The appeal of The Millionaire Matchmaker is that instead of just watching crash and burn date moments, you also get to watch Patti verbally lay out her clients.

The Millionaire Matchmaker

Season Four
Cast: Patti Stanger
Regular airtime: Tuesdays, 9pm


The fourth season of The Millionaire Matchmaker, takes Patti Stanger and her matchmaking assistants from Los Angeles to New York City. While the location has changed, not much else has. There are still millionaires looking for love and awkward on-camera attempts at romance. Patti continues her firing squad approach to the line-up of potential dates for her millionaires, verbally shooting down men and women who don’t meet her grooming standards. They’re too tall, too short, too hairy, too bald, too fat, too frumpy. Patti is the dating dictator which makes the show less about unraveling the mysteries of finding your perfect match and more about Patti herself. In every episode Patti yells, scolds, grumbles or whines. For a woman who is supposed to be all about love, Patti is one stressed cupid.
Yet, Patti’s stress is exactly why the show works. She may keep the focus on herself but she also keeps it real. For all her ranting and raving, she is right most of the time. When she tells one of her clients that women are not likely to see him as marriage material when he starts drinking at 10am and introduces his potential mate to five of his friends on their first date, you can’t really disagree. When she informs another client that a man is probably not impressed when she brings her gay best friend on the date and then talks about the size of his manhood, it’s hard to argue. The appeal of The Millionaire Matchmaker is that instead of just watching these crash and burn date moments, you also get to watch Patti verbally lay out her clients. It’s a “Oh, no they didn’t!” moment with added fight scene. 

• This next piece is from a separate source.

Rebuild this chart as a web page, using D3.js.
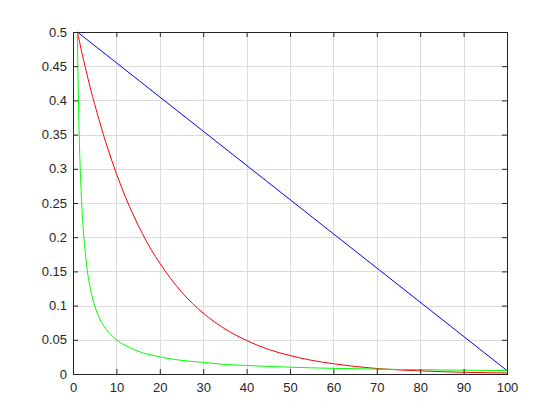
<!DOCTYPE html>
<html>
<head>
<meta charset="utf-8">
<script src="https://cdn.jsdelivr.net/npm/d3@7"></script>
<style>
  body { margin: 0; background: #fff; }
  svg { display: block; }
</style>
</head>
<body>
<script>
// values
const xs = [1, 1.25, 1.5, 1.75, 2, 3, 4, 5, 6, 7, 8, 9, 10, 12, 14, 16, 18, 20, 25, 30, 35, 40, 45, 50, 55, 60, 65, 70, 75, 80, 85, 90, 95, 100];
const redVals = [0.5, 0.493, 0.486, 0.478, 0.471, 0.444, 0.418, 0.394, 0.372, 0.350, 0.330, 0.311, 0.293, 0.260, 0.231, 0.205, 0.182, 0.162, 0.120, 0.089, 0.066, 0.049, 0.036, 0.027, 0.020, 0.015, 0.011, 0.008, 0.006, 0.0046, 0.0034, 0.0025, 0.0019, 0.0014];
const greenVals = [0.5, 0.4, 0.333, 0.286, 0.25, 0.167, 0.125, 0.1, 0.083, 0.071, 0.0625, 0.056, 0.05, 0.042, 0.036, 0.031, 0.028, 0.025, 0.02, 0.017, 0.014, 0.0125, 0.011, 0.01, 0.009, 0.0083, 0.0077, 0.0071, 0.0067, 0.0063, 0.0059, 0.0056, 0.0053, 0.005];
const blueXs = [1, 100];
const blueVals = [0.5, 0.005];
const xTicks = [0, 10, 20, 30, 40, 50, 60, 70, 80, 90, 100];
const yTicks = [0, 0.05, 0.1, 0.15, 0.2, 0.25, 0.3, 0.35, 0.4, 0.45, 0.5];

const WIDTH = 560, HEIGHT = 420;
const plotL = 73, plotR = 507, plotT = 32, plotB = 374;

const svg = d3.select('body').append('svg')
  .attr('width', WIDTH)
  .attr('height', HEIGHT);

const x = d3.scaleLinear().domain([0, 100]).range([plotL, plotR]);
const y = d3.scaleLinear().domain([0, 0.5]).range([plotB, plotT]);

// grid
const grid = svg.append('g').attr('class', 'grid');
grid.selectAll('line.gx').data(xTicks).enter().append('line')
  .attr('x1', d => Math.round(x(d)) + 0.5).attr('x2', d => Math.round(x(d)) + 0.5)
  .attr('y1', plotT).attr('y2', plotB)
  .attr('stroke', '#dcdcdc').attr('stroke-width', 1);
grid.selectAll('line.gy').data(yTicks).enter().append('line')
  .attr('x1', plotL).attr('x2', plotR)
  .attr('y1', d => Math.round(y(d)) + 0.5).attr('y2', d => Math.round(y(d)) + 0.5)
  .attr('stroke', '#dcdcdc').attr('stroke-width', 1);

// series
const lineOf = (xv, yv) => d3.line()
  .x((d, i) => x(xv[i]))
  .y(d => y(d))
  .curve(d3.curveMonotoneX)(yv);

const series = [
  { xv: blueXs, yv: blueVals, color: '#0000ff' },
  { xv: xs, yv: redVals, color: '#ff0000' },
  { xv: xs, yv: greenVals, color: '#00ff00' }
];
svg.append('g').selectAll('path').data(series).enter().append('path')
  .attr('d', d => lineOf(d.xv, d.yv))
  .attr('fill', 'none')
  .attr('stroke', d => d.color)
  .attr('stroke-width', 1);

// axes (box with inward ticks)
const tk = 5;
const axisColor = '#262626';
const axisFont = '"Liberation Sans", Arial, Helvetica, sans-serif';

const bottomAxis = d3.axisBottom(x).tickValues(xTicks).tickSize(-tk).tickPadding(9).tickFormat(d3.format('d'));
const topAxis = d3.axisTop(x).tickValues(xTicks).tickSize(-tk).tickFormat('');
const leftAxis = d3.axisLeft(y).tickValues(yTicks).tickSize(-tk).tickPadding(6).tickFormat(d => String(+d.toFixed(2)));
const rightAxis = d3.axisRight(y).tickValues(yTicks).tickSize(-tk).tickFormat('');

const styleAxis = g => {
  g.selectAll('path, line').attr('stroke', axisColor);
  g.selectAll('text').attr('fill', axisColor).attr('font-size', 13).attr('font-family', axisFont);
};

svg.append('g').attr('transform', `translate(0,${plotB})`).call(bottomAxis).call(styleAxis)
  .call(g => g.select('.domain').attr('d', `M${plotL},0.5H${plotR}`));
svg.append('g').attr('transform', `translate(0,${plotT})`).call(topAxis).call(styleAxis)
  .call(g => g.select('.domain').attr('d', `M${plotL},0.5H${plotR}`));
svg.append('g').attr('transform', `translate(${plotL},0)`).call(leftAxis).call(styleAxis)
  .call(g => g.select('.domain').attr('d', `M0.5,${plotT}V${plotB + 1}`));
svg.append('g').attr('transform', `translate(${plotR},0)`).call(rightAxis).call(styleAxis)
  .call(g => g.select('.domain').attr('d', `M0.5,${plotT}V${plotB + 1}`));
</script>
</body>
</html>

At its heart, The Millionaire Matchmaker is about conflict, not commitment. You don’t watch it for fairy tale, happily ever after endings. (That’s what The Bachelor is for—sort of). You watch it for Patti’s version of tough love. The clients we see on-screen are chosen for their dramatic value. They are the difficult and the demanding ones who hardly ever make it to a second date let alone find their soul mate. This is not a failure in matchmaking because the show is about Patti’s process rather than the end result. More importantly, it’s about Patti’s role as expert in that process. Her caustic approach to relationship counseling may be harsh in a reality TV world of rose ceremony romances but she does do her clients a service. Two months after an engagement, you aren’t likely to see them on the cover of a gossip magazine under the headline “It’s Over!”.